March 28, 2009 "I am wondering if you have any information on an early member of the WCTU, Eliza Ann Heisler, died March 16, 1915 in Long Beach Ca. In a brief notice in the Long Beach Press it mentions that the members of the WCTU would meet at Patterson and McQuilkin Funeral parlor on March 18, 1915 to attend Mrs. Eliza Heisler's service. She had roots in PA, Ill, and IA. Eliza Ann is the sister to my Great Grand Mother and I would like to know more about her and/or where she might be buried."


April 17, 2009 - A UCLA history professor inquired about using our library for research on a book she is writing concerning the "early 20th Century WCTU involvement with jails". She returned with a research assistant. The research assistant arrived daily for several weeks.
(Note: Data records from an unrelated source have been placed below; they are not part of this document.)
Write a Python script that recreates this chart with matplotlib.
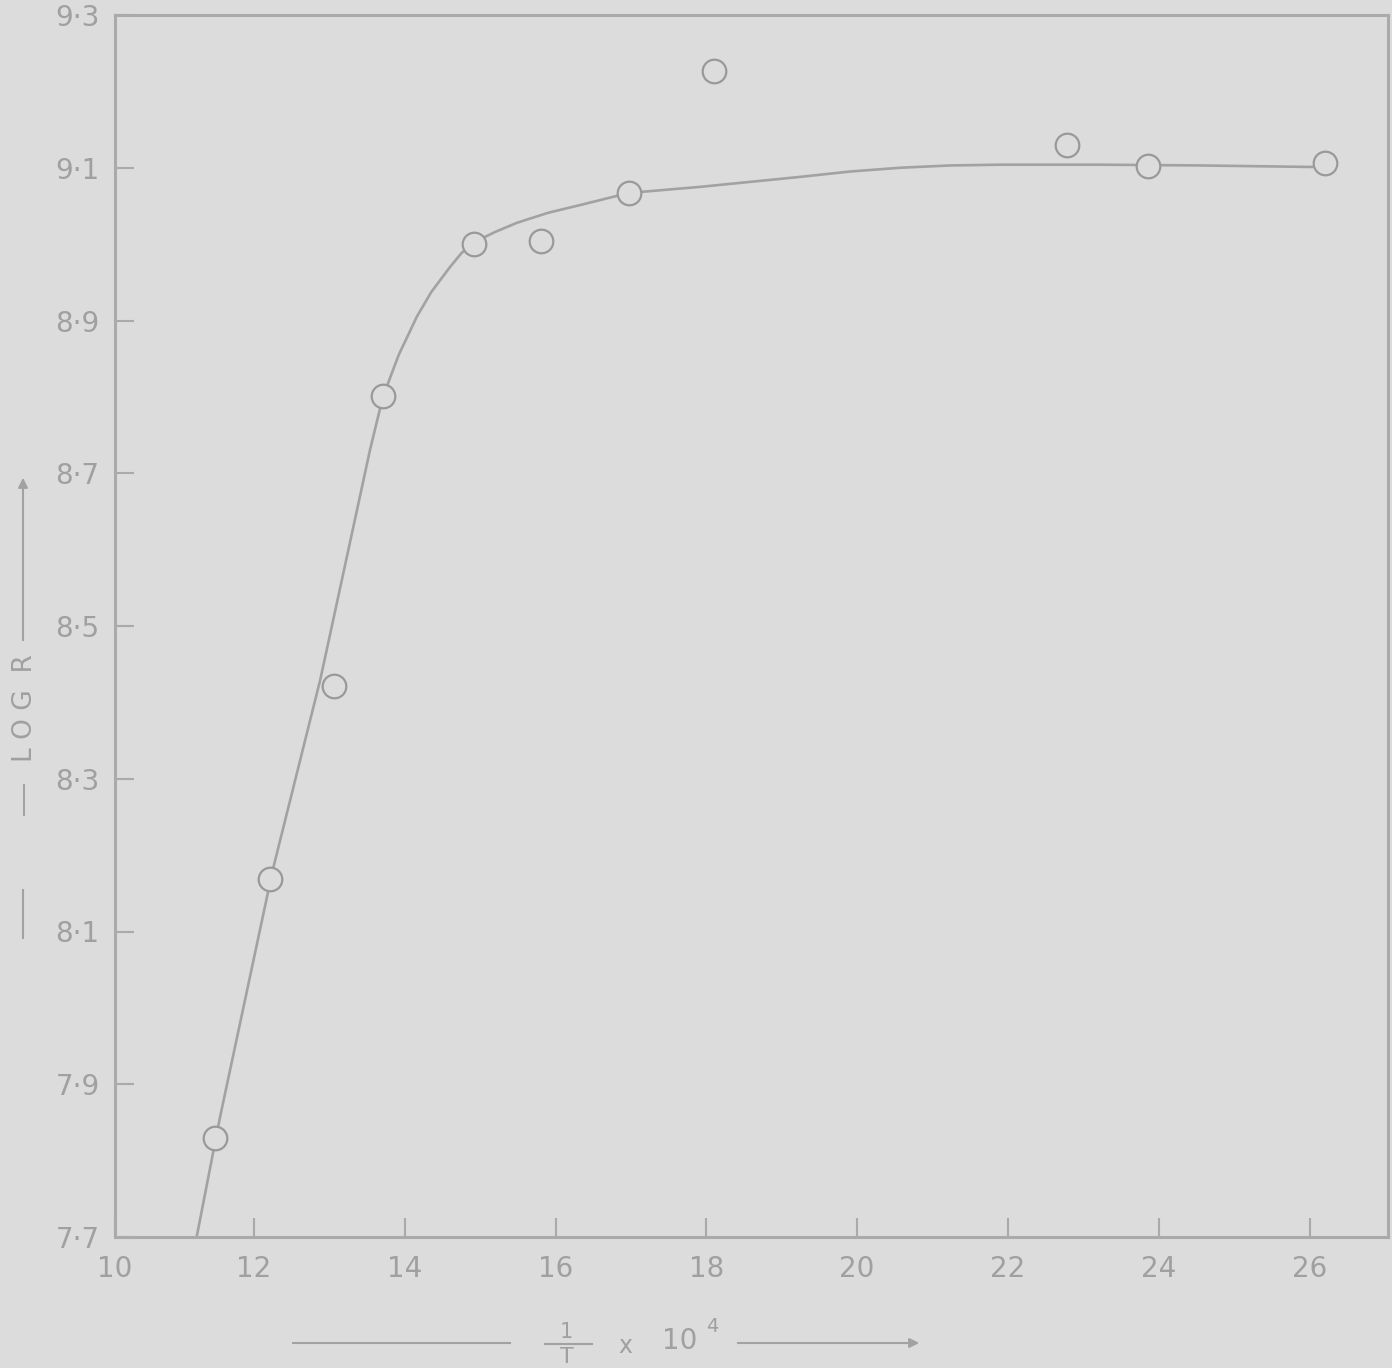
#!/usr/bin/env python3
# --------------------------------------------------------------------------- #
#   Log R against 1/T x 10^4 : measured points and the hand drawn fit curve   #
# --------------------------------------------------------------------------- #
import numpy as np
import matplotlib
matplotlib.use('Agg')
import matplotlib.pyplot as plt
from matplotlib.lines import Line2D

# --------------------------------------------------------------------------- #

inv_t = [11.48, 12.21, 13.06, 13.71, 14.92, 15.81, 16.97, 18.10, 22.78, 23.86,
         26.20]
log_r = [7.830, 8.169, 8.421, 8.801, 9.000, 9.004, 9.067, 9.227, 9.130, 9.102,
         9.106]

# Points along the drawn curve.
curve_x = [11.24, 11.55, 12.25, 12.88, 13.54, 13.71, 13.92, 14.16, 14.35,
           14.60, 14.75, 14.91, 15.20, 15.49, 15.90, 16.36, 16.97, 17.92,
           19.24, 19.90, 20.57, 21.23, 21.89, 23.22, 24.55, 26.05]
curve_y = [7.700, 7.857, 8.181, 8.430, 8.731, 8.800, 8.855, 8.905, 8.937,
           8.970, 8.988, 9.002, 9.016, 9.028, 9.041, 9.052, 9.067, 9.075,
           9.088, 9.095, 9.100, 9.103, 9.104, 9.104, 9.103, 9.101]

# Axis ticks.
x_ticks = [10.157, 12, 14, 16, 18, 20, 22, 24, 26]
x_labels = ['10', '12', '14', '16', '18', '20', '22', '24', '26']
y_ticks = [7.7, 7.9, 8.1, 8.3, 8.5, 8.7, 8.9, 9.1, 9.3]
y_labels = ['7·7', '7·9', '8·1', '8·3', '8·5', '8·7', '8·9', '9·1', '9·3']

# --------------------------------------------------------------------------- #

W, H = 1392., 1368.
bg = '#dcdcdc'
ink = '#a2a2a2'
txt = '#a0a0a0'
fam = ['Liberation Sans Narrow', 'DejaVu Sans']


def fp(px, py):
    # pixel position -> figure fraction
    return (px / W, 1. - py / H)


fig = plt.figure(figsize=(W / 100., H / 100.), dpi=100, facecolor=bg)
ax = fig.add_axes([115. / W, 1. - 1237. / H, 1273. / W, 1222. / H])
ax.set_facecolor(bg)

# Fit curve and the measured points.
ax.plot(curve_x, curve_y, color=ink, lw=1.9, solid_capstyle='butt', zorder=2)
ax.plot(inv_t, log_r, 'o', ms=17, mfc=bg, mec='#999999', mew=1.6, zorder=3)

ax.set_xlim(10.157, 27.04)
ax.set_ylim(7.7, 9.3)

ax.set_xticks(x_ticks)
ax.set_xticklabels(x_labels)
ax.set_yticks(y_ticks)
ax.set_yticklabels(y_labels)

for s in ax.spines.values():
    s.set_color('#aaaaaa')
    s.set_linewidth(2.2)

ax.tick_params(axis='both', direction='in', length=14, width=1.5,
               colors='#aaaaaa', labelcolor=txt, labelsize=20)
ax.tick_params(axis='x', pad=13)
ax.tick_params(axis='y', pad=11)
for lab in ax.get_xticklabels() + ax.get_yticklabels():
    lab.set_family(fam)

# --------------------------------------------------------------------------- #
# Horizontal axis label: ----  1/T x 10^4  ---->
fig.add_artist(Line2D([fp(293, 0)[0], fp(510, 0)[0]], [fp(0, 1343)[1]] * 2,
                      transform=fig.transFigure, color=ink, lw=1.5))
fig.add_artist(Line2D([fp(545, 0)[0], fp(592, 0)[0]], [fp(0, 1344)[1]] * 2,
                      transform=fig.transFigure, color=ink, lw=1.5))
fig.text(*fp(566, 1332), '1', color=txt, fontsize=15, ha='center',
         va='center', family=fam)
fig.text(*fp(567, 1357), 'T', color=txt, fontsize=16, ha='center',
         va='center', family=fam)
fig.text(*fp(625, 1346), 'x', color=txt, fontsize=17, ha='center',
         va='center', family=fam)
fig.text(*fp(680, 1341), '10', color=txt, fontsize=20, ha='center',
         va='center', family=fam)
fig.text(*fp(712, 1327), '4', color=txt, fontsize=14, ha='center',
         va='center', family=fam)
fig.add_artist(plt.Annotation('', xy=fp(922, 1343), xytext=fp(735, 1343),
                              xycoords='figure fraction',
                              textcoords='figure fraction',
                              arrowprops=dict(arrowstyle='-|>', color=ink,
                                              lw=1.5, mutation_scale=14)))

# Vertical axis label: - LOG R ---->
fig.add_artist(Line2D([fp(23, 0)[0]] * 2, [fp(0, 890)[1], fp(0, 938)[1]],
                      transform=fig.transFigure, color=ink, lw=1.5))
fig.add_artist(Line2D([fp(24, 0)[0]] * 2, [fp(0, 785)[1], fp(0, 815)[1]],
                      transform=fig.transFigure, color=ink, lw=1.5))
fig.text(*fp(25, 708), 'L O G  R', color=txt, fontsize=19, rotation=90,
         ha='center', va='center', family=fam)
fig.add_artist(plt.Annotation('', xy=fp(23, 475), xytext=fp(23, 643),
                              xycoords='figure fraction',
                              textcoords='figure fraction',
                              arrowprops=dict(arrowstyle='-|>', color=ink,
                                              lw=1.5, mutation_scale=14)))

# Save it.
fig.savefig('out.png', dpi=100, facecolor=bg)

#--------------------------------------------------------------------------- #
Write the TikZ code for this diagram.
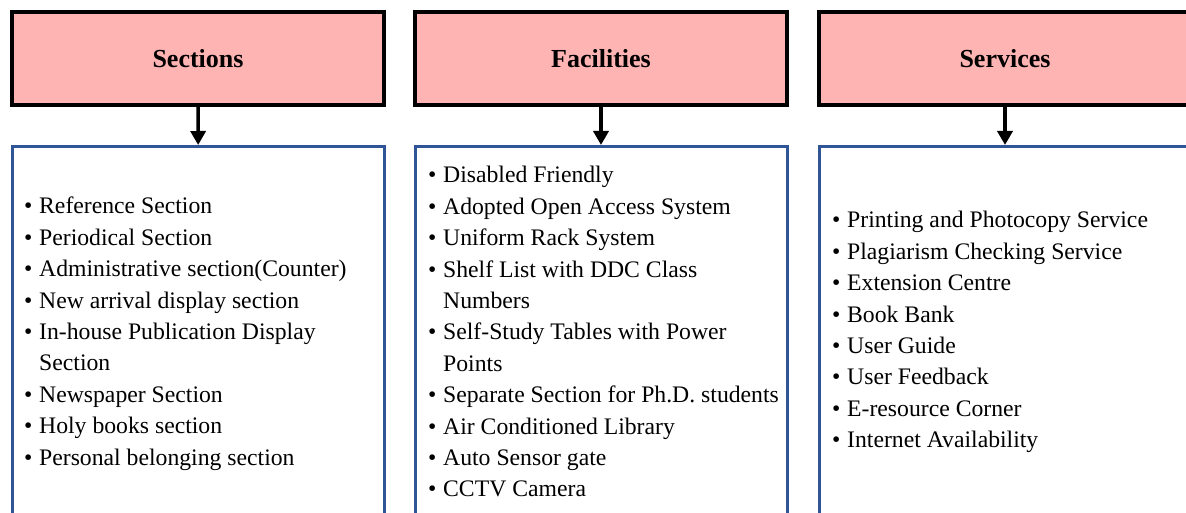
\documentclass[tikz,border=0pt]{standalone}
\usepackage{fontspec}
\setmainfont{Liberation Serif}
\usetikzlibrary{arrows.meta}
\definecolor{pinkfill}{RGB}{255,180,180}
\definecolor{boxblue}{RGB}{47,85,151}
\begin{document}
\begin{tikzpicture}[x=1pt,y=-1pt,
  head/.style={draw=black,line width=3.5pt,fill=pinkfill,minimum width=372pt,minimum height=93pt,inner sep=0pt,font=\fontsize{26}{30}\selectfont\bfseries},
  body/.style={draw=boxblue,line width=3pt,minimum width=372pt,minimum height=420pt,inner sep=0pt},
  list/.style={anchor=base west,inner sep=0pt,font=\fontsize{23.7}{31.4}\selectfont},
  conn/.style={line width=3.5pt,-{Triangle[width=15pt,length=14pt]}}]
\useasboundingbox (0,0) rectangle (1186,513);
\clip (0,0) rectangle (1186,513);
% headers
\node[head] (h1) at (198,58.5) {Sections};
\node[head] (h2) at (601,58.5) {Facilities};
\node[head] (h3) at (1005,58.5) {Services};
% bodies
\node[body] (b1) at (198.5,356.5) {};
\node[body] (b2) at (601,356.5) {};
\node[body] (b3) at (1005,356.5) {};
% connectors
\draw[conn] (h1) -- (b1);
\draw[conn] (h2) -- (b2);
\draw[conn] (h3) -- (b3);
% lists
\node[list] (l1) at (24,214) {\begin{tabular}[t]{@{}p{15pt}@{}l@{}}
\textbullet & Reference Section\\
\textbullet & Periodical Section\\
\textbullet & Administrative section(Counter)\\
\textbullet & New arrival display section\\
\textbullet & In-house Publication Display\\
 & Section\\
\textbullet & Newspaper Section\\
\textbullet & Holy books section\\
\textbullet & Personal belonging section
\end{tabular}};
\node[list] (l2) at (428,183) {\begin{tabular}[t]{@{}p{15pt}@{}l@{}}
\textbullet & Disabled Friendly\\
\textbullet & Adopted Open Access System\\
\textbullet & Uniform Rack System\\
\textbullet & Shelf List with DDC Class\\
 & Numbers\\
\textbullet & Self-Study Tables with Power\\
 & Points\\
\textbullet & Separate Section for Ph.D. students\\
\textbullet & Air Conditioned Library\\
\textbullet & Auto Sensor gate\\
\textbullet & CCTV Camera
\end{tabular}};
\node[list] (l3) at (832,228) {\begin{tabular}[t]{@{}p{15pt}@{}l@{}}
\textbullet & Printing and Photocopy Service\\
\textbullet & Plagiarism Checking Service\\
\textbullet & Extension Centre\\
\textbullet & Book Bank\\
\textbullet & User Guide\\
\textbullet & User Feedback\\
\textbullet & E-resource Corner\\
\textbullet & Internet Availability
\end{tabular}};
\end{tikzpicture}
\end{document}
August 20, 2009 - "I am a graduate student studying International History through Columbia University and London School of Economics. I am working on a history of women's shelters/family violence programs and in my preliminary research I found that in 1887 the San Diego Union (which I believe is part of the WCTU) had a women's refuge in 1887. Is there a collection that pertains to the San Diego Union in this library? Or any other relevant collection?"


August 21, 2009 - "Dear Madam, I live in Wales in the U.K., and just received copies of the obituaries on my family, my great-grandmother Maria Cameron died in 1954 and is buried in the Pine Mountain Cemetery at Atascadero [San Luis Obispo County, CA], along with her husband James Cameron, son Robert J. Cameron,daughter Ellen Shlueter. It says on her obituary she was a member of the WCTU. Have you got any information on any of them as I am trying to trace if I have any living relatives in California, my mother is the only surviving grandaughter of Maria in Wales at 81years old. Yours Sincerely."


November 5, 2009 - "As a point of curiosity, I would like to know if you are now the repository for all the old WCTU records from former Unions in California? In early 2000 I fell heir to my mother's collection of WCTU material after she had been the president of her local Union for more than 20 years. Since the headquarters were no longer in Sacramento, I mailed the material to Fresno. Our town of Watsonville, Santa Cruz County, has one of the beautiful WCTU fountains on Main Street in our city Plaza. It works perfectly. Most people who knew of or belonged to the Tri-County WCTU in the 1940-1970 time range are long gone now and the Unions are only a vague memory.
Thank you for any information you can give."
Alice Sams Montgomery maunit@cruzio.com


March 1, 2010 - "I'm trying to find out information about my Aunt Cora (Moss) Hale.  I was told she was one of the President's of the WCTU of Orange County but I have no further information."

Mrs. Coral Hale (1872-1941) was the President of Orange County WCTU four times: 1932, 1933, 1939 & 1940. She was a vice-president many times over the years, as well as other positions. She lived in Fullerton, Calif.